======== Input records

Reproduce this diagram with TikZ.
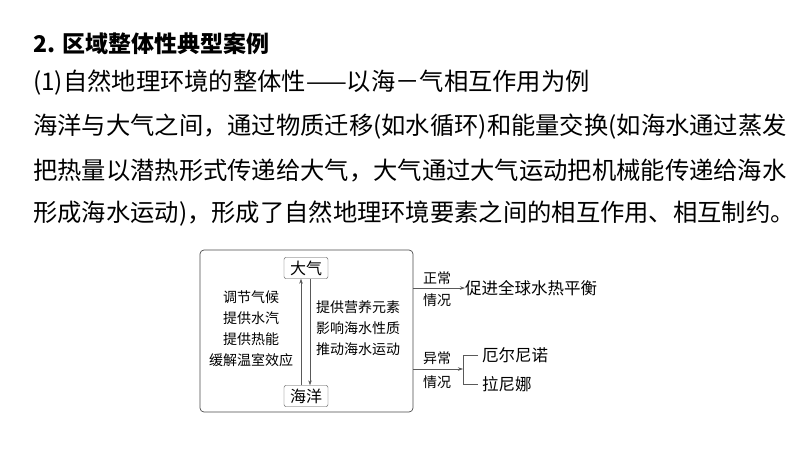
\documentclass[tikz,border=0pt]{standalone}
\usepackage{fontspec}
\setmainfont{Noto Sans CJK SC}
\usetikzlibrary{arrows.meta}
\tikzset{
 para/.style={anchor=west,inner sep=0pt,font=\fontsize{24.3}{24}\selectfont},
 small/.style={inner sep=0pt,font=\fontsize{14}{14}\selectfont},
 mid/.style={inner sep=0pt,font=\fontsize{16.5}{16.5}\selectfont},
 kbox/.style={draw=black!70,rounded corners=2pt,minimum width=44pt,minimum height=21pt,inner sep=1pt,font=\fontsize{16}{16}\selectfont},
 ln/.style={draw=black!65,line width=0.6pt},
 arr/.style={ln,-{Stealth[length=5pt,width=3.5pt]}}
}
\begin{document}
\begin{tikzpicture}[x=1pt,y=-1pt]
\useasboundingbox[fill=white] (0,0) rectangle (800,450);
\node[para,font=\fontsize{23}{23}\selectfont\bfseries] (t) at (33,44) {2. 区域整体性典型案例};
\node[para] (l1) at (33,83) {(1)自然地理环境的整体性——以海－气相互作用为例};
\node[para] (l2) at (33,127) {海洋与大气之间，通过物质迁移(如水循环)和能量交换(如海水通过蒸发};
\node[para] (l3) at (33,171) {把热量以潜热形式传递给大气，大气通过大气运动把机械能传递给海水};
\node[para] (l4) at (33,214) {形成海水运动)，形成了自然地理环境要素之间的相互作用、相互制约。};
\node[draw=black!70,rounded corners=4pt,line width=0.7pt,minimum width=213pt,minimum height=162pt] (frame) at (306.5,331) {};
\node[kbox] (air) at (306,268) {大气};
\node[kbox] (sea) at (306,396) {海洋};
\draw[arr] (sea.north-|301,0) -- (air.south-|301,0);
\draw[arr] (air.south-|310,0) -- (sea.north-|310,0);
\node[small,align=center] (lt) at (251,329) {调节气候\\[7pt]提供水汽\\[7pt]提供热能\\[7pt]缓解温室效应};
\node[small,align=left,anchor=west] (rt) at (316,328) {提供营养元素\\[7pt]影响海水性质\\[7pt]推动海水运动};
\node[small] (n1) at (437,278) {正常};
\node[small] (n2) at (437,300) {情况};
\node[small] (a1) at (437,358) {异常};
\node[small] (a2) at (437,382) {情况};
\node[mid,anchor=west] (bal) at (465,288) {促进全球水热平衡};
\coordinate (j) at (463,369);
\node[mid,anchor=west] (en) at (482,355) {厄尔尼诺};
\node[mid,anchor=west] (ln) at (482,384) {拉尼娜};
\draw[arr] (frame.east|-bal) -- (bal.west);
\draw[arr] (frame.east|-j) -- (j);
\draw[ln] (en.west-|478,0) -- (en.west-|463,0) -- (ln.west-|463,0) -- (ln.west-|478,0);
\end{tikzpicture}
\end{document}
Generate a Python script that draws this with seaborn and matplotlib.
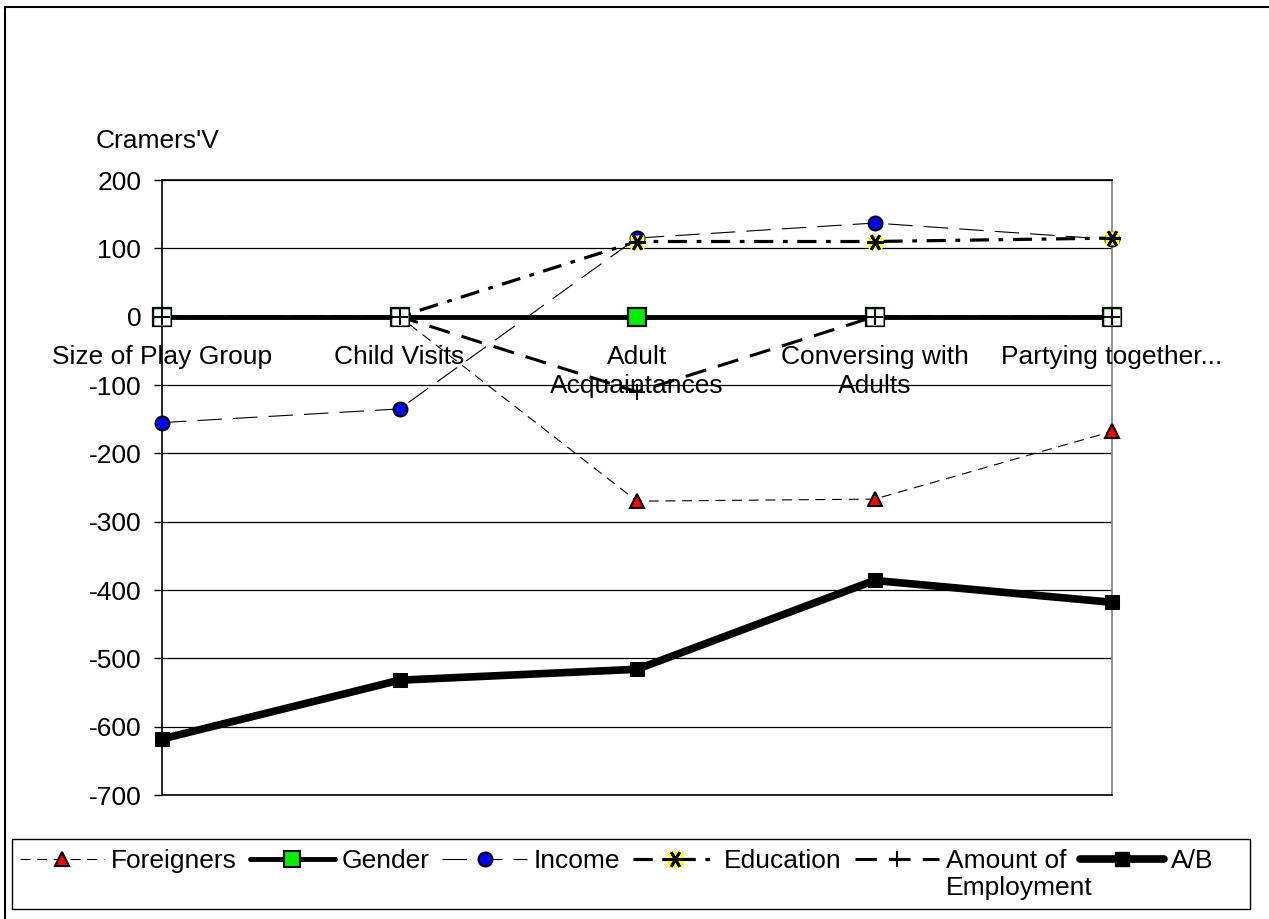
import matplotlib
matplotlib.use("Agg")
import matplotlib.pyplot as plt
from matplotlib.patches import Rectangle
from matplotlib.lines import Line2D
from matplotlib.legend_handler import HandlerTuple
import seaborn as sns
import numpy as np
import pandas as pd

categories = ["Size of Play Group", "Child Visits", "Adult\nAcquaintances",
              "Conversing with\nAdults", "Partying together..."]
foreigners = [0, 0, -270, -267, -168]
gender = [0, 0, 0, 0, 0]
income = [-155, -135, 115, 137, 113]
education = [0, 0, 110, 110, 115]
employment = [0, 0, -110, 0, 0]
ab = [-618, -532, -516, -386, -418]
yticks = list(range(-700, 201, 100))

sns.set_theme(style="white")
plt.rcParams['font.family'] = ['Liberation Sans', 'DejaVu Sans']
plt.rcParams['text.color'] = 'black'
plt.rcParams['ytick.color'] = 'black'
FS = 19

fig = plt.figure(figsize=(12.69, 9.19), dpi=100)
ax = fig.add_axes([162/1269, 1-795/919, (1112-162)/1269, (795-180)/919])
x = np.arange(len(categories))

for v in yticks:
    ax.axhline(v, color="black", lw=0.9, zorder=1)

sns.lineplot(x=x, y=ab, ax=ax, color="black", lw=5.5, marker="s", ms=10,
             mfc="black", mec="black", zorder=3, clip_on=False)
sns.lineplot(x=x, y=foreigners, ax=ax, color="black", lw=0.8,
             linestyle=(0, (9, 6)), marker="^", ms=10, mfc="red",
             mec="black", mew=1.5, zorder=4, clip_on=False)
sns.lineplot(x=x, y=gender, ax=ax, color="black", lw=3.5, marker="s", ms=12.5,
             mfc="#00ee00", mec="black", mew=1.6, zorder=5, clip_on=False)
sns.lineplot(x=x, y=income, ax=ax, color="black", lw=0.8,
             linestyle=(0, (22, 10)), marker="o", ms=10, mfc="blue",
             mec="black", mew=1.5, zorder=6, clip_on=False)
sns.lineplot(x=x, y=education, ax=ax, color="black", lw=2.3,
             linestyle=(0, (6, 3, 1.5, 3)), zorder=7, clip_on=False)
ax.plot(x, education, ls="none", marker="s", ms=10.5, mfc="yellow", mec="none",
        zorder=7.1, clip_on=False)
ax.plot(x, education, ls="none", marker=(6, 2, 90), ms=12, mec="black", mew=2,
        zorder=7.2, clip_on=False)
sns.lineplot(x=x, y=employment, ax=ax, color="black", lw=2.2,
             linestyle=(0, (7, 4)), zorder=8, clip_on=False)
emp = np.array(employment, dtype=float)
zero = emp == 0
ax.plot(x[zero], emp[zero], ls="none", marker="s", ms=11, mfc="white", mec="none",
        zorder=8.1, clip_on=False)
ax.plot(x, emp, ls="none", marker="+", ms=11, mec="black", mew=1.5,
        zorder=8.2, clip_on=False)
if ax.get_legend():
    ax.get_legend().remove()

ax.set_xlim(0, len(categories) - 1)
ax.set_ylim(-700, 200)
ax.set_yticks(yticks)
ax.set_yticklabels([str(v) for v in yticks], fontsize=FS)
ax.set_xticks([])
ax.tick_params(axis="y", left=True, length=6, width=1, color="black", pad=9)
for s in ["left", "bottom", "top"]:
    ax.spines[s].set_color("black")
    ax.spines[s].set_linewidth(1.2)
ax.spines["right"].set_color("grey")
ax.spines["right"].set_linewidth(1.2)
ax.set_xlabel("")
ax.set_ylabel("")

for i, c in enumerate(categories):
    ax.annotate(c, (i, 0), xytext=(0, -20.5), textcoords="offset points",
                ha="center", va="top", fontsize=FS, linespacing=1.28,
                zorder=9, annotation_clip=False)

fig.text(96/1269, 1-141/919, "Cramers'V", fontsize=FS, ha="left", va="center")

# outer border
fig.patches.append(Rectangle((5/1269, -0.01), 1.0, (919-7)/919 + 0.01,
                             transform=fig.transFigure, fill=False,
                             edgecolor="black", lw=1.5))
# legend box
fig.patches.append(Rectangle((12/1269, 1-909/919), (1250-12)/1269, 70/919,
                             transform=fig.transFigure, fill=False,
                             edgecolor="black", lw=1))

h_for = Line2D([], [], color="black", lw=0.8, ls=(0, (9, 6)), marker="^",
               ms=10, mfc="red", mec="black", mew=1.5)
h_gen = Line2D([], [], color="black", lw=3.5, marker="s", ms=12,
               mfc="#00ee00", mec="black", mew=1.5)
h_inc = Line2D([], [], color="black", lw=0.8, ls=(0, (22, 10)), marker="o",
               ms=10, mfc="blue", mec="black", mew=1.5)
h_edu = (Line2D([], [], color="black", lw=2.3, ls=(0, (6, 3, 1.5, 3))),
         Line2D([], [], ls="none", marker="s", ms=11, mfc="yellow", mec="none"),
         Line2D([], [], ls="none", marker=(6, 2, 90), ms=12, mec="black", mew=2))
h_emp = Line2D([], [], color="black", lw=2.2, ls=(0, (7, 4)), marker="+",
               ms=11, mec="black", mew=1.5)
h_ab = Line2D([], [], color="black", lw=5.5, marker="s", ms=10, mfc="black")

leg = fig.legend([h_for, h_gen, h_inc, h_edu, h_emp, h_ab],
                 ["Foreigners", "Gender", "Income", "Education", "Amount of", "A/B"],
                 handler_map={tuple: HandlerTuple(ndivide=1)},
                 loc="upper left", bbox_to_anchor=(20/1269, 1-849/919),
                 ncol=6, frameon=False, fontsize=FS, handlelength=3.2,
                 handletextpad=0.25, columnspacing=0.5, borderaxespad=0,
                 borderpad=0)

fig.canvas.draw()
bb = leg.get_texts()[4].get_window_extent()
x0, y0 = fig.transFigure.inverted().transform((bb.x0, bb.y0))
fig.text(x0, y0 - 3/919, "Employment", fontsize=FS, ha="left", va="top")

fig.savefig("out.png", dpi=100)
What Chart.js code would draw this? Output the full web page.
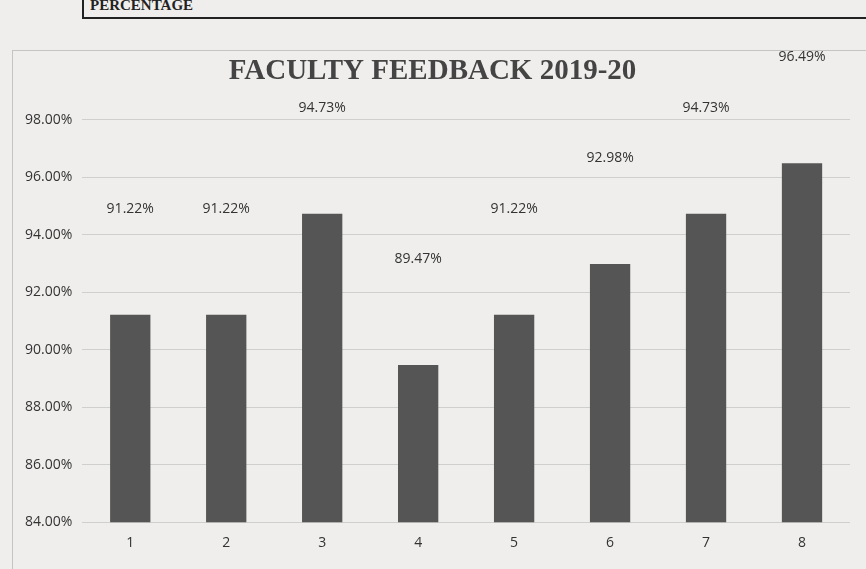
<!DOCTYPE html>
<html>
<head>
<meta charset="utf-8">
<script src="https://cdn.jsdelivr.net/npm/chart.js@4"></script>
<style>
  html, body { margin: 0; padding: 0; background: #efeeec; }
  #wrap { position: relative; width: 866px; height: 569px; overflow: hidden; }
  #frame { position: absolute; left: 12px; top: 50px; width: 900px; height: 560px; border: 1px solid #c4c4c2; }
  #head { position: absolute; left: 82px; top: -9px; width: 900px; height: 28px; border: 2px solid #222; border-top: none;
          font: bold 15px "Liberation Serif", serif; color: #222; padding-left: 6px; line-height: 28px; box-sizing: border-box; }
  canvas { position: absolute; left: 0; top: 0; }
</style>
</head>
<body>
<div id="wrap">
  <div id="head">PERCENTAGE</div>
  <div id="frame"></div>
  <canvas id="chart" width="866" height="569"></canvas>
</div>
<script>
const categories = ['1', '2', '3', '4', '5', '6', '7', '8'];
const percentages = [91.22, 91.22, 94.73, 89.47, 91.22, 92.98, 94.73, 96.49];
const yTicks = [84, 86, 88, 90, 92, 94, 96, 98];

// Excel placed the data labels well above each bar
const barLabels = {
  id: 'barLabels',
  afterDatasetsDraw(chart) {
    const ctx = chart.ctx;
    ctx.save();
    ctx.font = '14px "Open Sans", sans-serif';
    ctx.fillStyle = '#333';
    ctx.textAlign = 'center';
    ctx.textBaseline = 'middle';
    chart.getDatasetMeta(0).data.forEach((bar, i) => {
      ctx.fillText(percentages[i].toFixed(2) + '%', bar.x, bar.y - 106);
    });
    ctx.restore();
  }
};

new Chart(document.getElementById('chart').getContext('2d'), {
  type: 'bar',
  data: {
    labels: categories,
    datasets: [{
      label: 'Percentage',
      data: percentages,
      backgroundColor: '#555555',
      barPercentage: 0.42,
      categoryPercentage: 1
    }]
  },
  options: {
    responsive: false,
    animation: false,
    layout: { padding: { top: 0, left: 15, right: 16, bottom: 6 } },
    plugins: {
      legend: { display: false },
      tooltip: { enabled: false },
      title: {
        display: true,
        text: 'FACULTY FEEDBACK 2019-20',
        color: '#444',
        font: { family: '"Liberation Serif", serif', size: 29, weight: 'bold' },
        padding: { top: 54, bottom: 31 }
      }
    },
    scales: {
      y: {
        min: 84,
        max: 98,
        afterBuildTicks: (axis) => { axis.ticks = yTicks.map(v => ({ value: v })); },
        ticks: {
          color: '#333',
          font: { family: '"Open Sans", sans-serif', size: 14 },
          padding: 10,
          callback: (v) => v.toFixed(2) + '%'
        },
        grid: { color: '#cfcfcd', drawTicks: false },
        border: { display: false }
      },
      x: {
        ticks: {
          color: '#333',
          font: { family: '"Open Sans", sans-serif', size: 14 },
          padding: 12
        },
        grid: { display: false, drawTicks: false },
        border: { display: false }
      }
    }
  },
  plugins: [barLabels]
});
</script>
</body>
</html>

================

◆ **Task instructions**
The lines to reproduce run from the one above containing "What Chart.js code" through the one containing "const yTicks = [84, 86, 88, 90, 92, 94, 96, 98];". Copy them exactly and leave out all pictures.

◆ **Answer to this task**
What Chart.js code would draw this? Output the full web page.
<!DOCTYPE html>
<html>
<head>
<meta charset="utf-8">
<script src="https://cdn.jsdelivr.net/npm/chart.js@4"></script>
<style>
  html, body { margin: 0; padding: 0; background: #efeeec; }
  #wrap { position: relative; width: 866px; height: 569px; overflow: hidden; }
  #frame { position: absolute; left: 12px; top: 50px; width: 900px; height: 560px; border: 1px solid #c4c4c2; }
  #head { position: absolute; left: 82px; top: -9px; width: 900px; height: 28px; border: 2px solid #222; border-top: none;
          font: bold 15px "Liberation Serif", serif; color: #222; padding-left: 6px; line-height: 28px; box-sizing: border-box; }
  canvas { position: absolute; left: 0; top: 0; }
</style>
</head>
<body>
<div id="wrap">
  <div id="head">PERCENTAGE</div>
  <div id="frame"></div>
  <canvas id="chart" width="866" height="569"></canvas>
</div>
<script>
const categories = ['1', '2', '3', '4', '5', '6', '7', '8'];
const percentages = [91.22, 91.22, 94.73, 89.47, 91.22, 92.98, 94.73, 96.49];
const yTicks = [84, 86, 88, 90, 92, 94, 96, 98];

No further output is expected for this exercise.